Exercise aim => Your copy should be exact, beginning at the line containing "Rebuild this diagram" and ending at the line containing "(spacetxt) at (332,176)", with both lines kept and every picture dropped.

+--

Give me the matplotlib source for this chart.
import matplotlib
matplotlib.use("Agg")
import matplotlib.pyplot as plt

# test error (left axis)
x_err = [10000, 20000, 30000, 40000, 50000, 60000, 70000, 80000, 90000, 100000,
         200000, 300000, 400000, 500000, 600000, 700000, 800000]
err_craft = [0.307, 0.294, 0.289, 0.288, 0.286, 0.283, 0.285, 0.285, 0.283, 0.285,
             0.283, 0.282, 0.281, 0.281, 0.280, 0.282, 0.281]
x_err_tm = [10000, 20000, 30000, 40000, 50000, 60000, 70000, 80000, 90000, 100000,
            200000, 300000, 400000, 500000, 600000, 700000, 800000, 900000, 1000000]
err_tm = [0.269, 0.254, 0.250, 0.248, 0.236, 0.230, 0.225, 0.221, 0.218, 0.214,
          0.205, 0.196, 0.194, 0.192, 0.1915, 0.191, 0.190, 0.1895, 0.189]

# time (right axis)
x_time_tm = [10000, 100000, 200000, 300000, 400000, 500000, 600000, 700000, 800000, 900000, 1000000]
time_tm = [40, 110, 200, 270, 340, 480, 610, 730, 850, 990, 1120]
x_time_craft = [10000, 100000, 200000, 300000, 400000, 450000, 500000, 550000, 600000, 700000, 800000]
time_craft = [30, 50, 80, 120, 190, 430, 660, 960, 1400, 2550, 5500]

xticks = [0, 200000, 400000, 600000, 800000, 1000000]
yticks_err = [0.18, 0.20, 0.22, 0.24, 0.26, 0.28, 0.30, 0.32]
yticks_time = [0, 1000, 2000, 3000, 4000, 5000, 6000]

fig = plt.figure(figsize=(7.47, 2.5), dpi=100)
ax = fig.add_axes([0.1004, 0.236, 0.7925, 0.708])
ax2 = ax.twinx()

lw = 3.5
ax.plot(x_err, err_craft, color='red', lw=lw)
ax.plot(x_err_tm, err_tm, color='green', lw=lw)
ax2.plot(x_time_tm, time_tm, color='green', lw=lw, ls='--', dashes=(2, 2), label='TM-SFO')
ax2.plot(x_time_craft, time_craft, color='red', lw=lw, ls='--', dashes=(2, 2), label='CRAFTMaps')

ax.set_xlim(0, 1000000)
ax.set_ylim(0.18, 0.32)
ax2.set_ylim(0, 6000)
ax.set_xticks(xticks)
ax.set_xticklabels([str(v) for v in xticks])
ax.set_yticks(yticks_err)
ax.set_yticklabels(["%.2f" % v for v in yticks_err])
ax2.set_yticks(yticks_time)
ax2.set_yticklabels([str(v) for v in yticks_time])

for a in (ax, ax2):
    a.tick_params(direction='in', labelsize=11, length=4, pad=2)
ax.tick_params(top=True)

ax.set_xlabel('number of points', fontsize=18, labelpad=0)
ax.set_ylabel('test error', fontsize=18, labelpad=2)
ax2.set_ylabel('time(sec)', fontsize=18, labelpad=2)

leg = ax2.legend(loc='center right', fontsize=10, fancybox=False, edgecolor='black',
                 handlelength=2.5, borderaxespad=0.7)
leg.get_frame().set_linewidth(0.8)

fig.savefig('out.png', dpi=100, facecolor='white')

+--

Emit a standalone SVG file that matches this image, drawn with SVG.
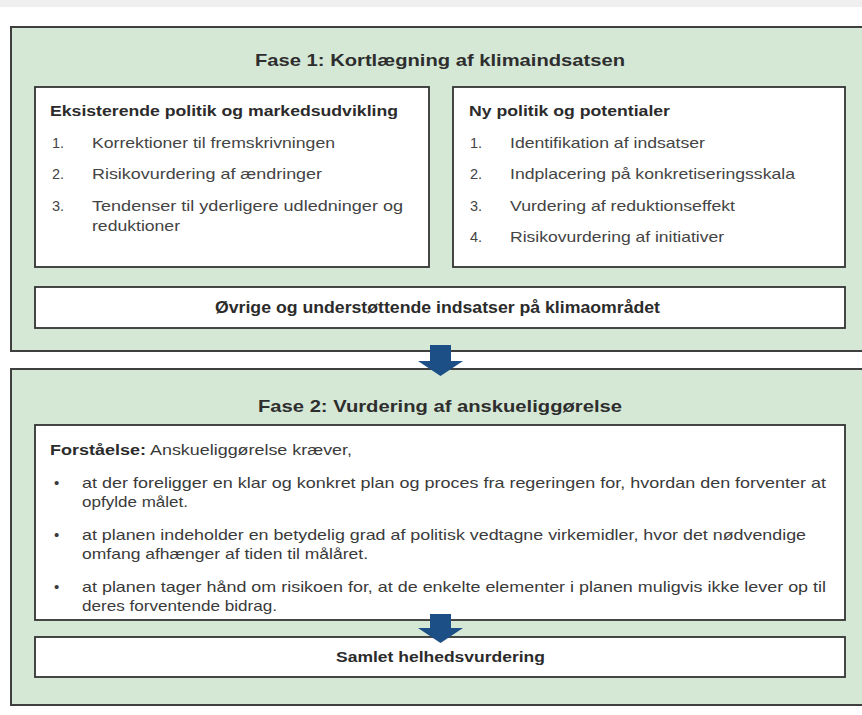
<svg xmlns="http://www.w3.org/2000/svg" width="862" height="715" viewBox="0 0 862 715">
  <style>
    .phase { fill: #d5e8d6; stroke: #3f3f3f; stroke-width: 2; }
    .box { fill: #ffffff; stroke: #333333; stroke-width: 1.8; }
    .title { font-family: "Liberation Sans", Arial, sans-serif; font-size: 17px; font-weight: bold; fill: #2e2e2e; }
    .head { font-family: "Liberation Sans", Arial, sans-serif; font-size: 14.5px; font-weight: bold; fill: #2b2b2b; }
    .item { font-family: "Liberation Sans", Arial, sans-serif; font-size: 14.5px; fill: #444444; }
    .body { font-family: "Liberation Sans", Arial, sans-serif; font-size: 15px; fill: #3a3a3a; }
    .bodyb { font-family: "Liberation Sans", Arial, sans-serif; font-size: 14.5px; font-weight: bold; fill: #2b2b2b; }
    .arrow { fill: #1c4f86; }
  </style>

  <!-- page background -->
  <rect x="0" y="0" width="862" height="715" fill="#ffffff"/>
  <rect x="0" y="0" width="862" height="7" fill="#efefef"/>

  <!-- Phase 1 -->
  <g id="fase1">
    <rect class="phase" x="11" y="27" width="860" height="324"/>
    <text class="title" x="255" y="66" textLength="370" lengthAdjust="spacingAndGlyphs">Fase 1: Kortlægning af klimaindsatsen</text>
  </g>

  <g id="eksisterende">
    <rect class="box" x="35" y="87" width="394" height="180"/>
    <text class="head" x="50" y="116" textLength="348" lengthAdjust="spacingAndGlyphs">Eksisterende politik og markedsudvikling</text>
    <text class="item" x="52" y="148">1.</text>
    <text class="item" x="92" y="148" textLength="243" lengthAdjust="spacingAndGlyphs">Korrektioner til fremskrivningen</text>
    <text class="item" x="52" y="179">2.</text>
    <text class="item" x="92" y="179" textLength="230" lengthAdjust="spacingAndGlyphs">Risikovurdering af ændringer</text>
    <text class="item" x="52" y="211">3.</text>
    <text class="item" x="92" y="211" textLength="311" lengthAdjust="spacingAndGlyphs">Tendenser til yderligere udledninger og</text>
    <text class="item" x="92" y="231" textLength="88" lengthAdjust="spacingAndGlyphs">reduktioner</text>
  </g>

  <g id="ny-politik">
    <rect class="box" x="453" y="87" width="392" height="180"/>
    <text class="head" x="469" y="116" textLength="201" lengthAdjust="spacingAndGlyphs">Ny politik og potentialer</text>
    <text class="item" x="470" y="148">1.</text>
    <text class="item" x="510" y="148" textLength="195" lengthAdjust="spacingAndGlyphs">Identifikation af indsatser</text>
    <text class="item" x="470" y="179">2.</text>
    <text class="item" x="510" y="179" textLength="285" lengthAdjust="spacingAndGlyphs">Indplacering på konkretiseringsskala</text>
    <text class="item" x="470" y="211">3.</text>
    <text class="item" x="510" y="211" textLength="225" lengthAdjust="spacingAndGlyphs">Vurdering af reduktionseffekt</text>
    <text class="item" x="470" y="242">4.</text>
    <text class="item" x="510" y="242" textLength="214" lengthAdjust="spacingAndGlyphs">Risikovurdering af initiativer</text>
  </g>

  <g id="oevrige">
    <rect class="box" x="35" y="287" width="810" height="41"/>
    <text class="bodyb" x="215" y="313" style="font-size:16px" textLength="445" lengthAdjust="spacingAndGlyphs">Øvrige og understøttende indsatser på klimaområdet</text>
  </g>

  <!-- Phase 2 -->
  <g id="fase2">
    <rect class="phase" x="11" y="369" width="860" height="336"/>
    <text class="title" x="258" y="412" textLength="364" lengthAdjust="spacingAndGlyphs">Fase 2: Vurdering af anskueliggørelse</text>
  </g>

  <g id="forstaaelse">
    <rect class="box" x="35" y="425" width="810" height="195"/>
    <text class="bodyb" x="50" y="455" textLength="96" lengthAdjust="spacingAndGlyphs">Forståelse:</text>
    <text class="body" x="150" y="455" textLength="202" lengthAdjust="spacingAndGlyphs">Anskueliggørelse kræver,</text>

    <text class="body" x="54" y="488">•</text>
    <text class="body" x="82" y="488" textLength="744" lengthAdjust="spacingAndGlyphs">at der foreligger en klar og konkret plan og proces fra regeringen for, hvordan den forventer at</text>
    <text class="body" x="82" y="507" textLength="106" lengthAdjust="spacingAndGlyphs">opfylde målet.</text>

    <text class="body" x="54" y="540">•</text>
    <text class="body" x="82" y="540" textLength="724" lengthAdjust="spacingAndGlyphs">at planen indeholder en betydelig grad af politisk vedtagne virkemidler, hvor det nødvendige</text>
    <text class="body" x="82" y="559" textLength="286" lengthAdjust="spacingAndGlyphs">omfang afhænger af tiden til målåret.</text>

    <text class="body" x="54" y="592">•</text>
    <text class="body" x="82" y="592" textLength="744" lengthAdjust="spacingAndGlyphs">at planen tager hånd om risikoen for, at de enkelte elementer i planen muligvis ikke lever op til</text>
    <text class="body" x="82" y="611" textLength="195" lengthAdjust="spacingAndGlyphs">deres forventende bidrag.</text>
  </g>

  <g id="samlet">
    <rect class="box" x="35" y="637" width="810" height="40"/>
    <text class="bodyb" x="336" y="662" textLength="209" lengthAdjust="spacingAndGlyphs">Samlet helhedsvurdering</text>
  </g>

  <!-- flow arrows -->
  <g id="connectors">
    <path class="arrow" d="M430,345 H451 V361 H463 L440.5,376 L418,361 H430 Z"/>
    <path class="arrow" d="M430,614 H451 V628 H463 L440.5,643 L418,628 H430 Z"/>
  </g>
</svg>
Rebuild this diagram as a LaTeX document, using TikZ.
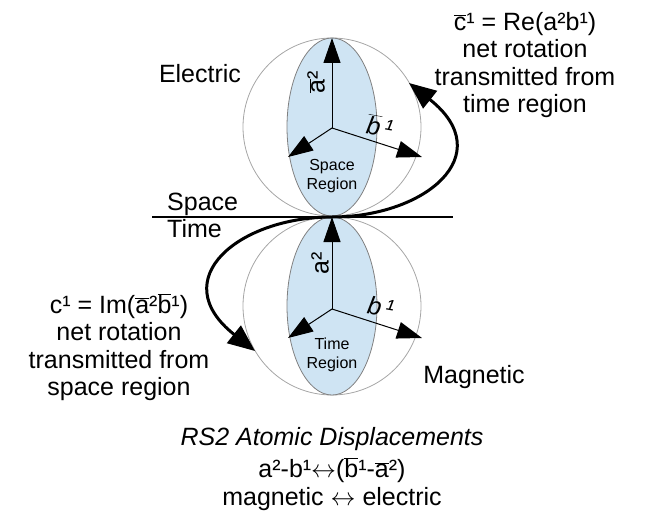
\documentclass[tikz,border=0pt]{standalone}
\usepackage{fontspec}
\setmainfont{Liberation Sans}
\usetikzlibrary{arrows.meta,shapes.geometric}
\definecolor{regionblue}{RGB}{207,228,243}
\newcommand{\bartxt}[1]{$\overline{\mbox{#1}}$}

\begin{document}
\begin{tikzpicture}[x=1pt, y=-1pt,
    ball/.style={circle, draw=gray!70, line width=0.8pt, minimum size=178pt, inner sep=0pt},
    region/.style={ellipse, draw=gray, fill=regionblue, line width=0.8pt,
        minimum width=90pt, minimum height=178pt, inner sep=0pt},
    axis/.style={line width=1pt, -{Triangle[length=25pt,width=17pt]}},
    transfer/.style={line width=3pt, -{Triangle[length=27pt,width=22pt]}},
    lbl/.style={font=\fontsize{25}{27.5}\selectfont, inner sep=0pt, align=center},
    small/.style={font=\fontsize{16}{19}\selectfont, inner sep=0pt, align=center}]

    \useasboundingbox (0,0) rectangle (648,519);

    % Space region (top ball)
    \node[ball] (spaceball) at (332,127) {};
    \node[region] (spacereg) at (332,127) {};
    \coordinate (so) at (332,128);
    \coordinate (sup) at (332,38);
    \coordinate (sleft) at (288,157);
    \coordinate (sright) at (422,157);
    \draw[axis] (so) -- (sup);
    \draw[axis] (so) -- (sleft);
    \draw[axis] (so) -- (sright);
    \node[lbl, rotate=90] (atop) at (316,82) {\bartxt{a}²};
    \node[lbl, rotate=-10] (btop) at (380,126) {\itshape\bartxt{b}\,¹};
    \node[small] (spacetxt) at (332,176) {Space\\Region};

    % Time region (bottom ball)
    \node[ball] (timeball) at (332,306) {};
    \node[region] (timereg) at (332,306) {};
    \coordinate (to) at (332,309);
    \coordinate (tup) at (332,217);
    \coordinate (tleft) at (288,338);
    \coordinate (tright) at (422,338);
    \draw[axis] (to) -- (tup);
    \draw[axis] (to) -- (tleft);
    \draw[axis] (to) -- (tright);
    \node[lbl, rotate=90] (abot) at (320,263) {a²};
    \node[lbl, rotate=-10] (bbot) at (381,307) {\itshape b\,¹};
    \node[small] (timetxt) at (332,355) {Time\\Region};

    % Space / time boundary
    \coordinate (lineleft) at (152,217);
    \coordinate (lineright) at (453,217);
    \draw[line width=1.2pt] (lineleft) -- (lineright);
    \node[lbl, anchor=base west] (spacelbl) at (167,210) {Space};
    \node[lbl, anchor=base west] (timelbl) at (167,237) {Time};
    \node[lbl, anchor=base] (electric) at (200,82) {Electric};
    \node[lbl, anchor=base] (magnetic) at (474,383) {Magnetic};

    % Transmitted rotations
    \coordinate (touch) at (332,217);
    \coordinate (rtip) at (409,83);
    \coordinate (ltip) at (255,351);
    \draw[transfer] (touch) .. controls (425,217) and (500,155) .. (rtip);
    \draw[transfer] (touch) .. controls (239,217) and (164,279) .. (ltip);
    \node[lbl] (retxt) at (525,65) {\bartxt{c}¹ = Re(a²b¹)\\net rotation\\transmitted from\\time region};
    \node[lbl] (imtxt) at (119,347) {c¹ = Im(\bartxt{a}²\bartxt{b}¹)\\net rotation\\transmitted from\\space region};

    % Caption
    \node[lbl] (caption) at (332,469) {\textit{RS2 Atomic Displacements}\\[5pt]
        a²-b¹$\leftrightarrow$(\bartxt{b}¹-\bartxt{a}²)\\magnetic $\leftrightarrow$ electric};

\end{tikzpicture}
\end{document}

+--

Exercise solution =>
Rebuild this diagram as a LaTeX document, using TikZ.
\documentclass[tikz,border=0pt]{standalone}
\usepackage{fontspec}
\setmainfont{Liberation Sans}
\usetikzlibrary{arrows.meta,shapes.geometric}
\definecolor{regionblue}{RGB}{207,228,243}
\newcommand{\bartxt}[1]{$\overline{\mbox{#1}}$}

\begin{document}
\begin{tikzpicture}[x=1pt, y=-1pt,
    ball/.style={circle, draw=gray!70, line width=0.8pt, minimum size=178pt, inner sep=0pt},
    region/.style={ellipse, draw=gray, fill=regionblue, line width=0.8pt,
        minimum width=90pt, minimum height=178pt, inner sep=0pt},
    axis/.style={line width=1pt, -{Triangle[length=25pt,width=17pt]}},
    transfer/.style={line width=3pt, -{Triangle[length=27pt,width=22pt]}},
    lbl/.style={font=\fontsize{25}{27.5}\selectfont, inner sep=0pt, align=center},
    small/.style={font=\fontsize{16}{19}\selectfont, inner sep=0pt, align=center}]

    \useasboundingbox (0,0) rectangle (648,519);

    % Space region (top ball)
    \node[ball] (spaceball) at (332,127) {};
    \node[region] (spacereg) at (332,127) {};
    \coordinate (so) at (332,128);
    \coordinate (sup) at (332,38);
    \coordinate (sleft) at (288,157);
    \coordinate (sright) at (422,157);
    \draw[axis] (so) -- (sup);
    \draw[axis] (so) -- (sleft);
    \draw[axis] (so) -- (sright);
    \node[lbl, rotate=90] (atop) at (316,82) {\bartxt{a}²};
    \node[lbl, rotate=-10] (btop) at (380,126) {\itshape\bartxt{b}\,¹};
    \node[small] (spacetxt) at (332,176) {Space\\Region};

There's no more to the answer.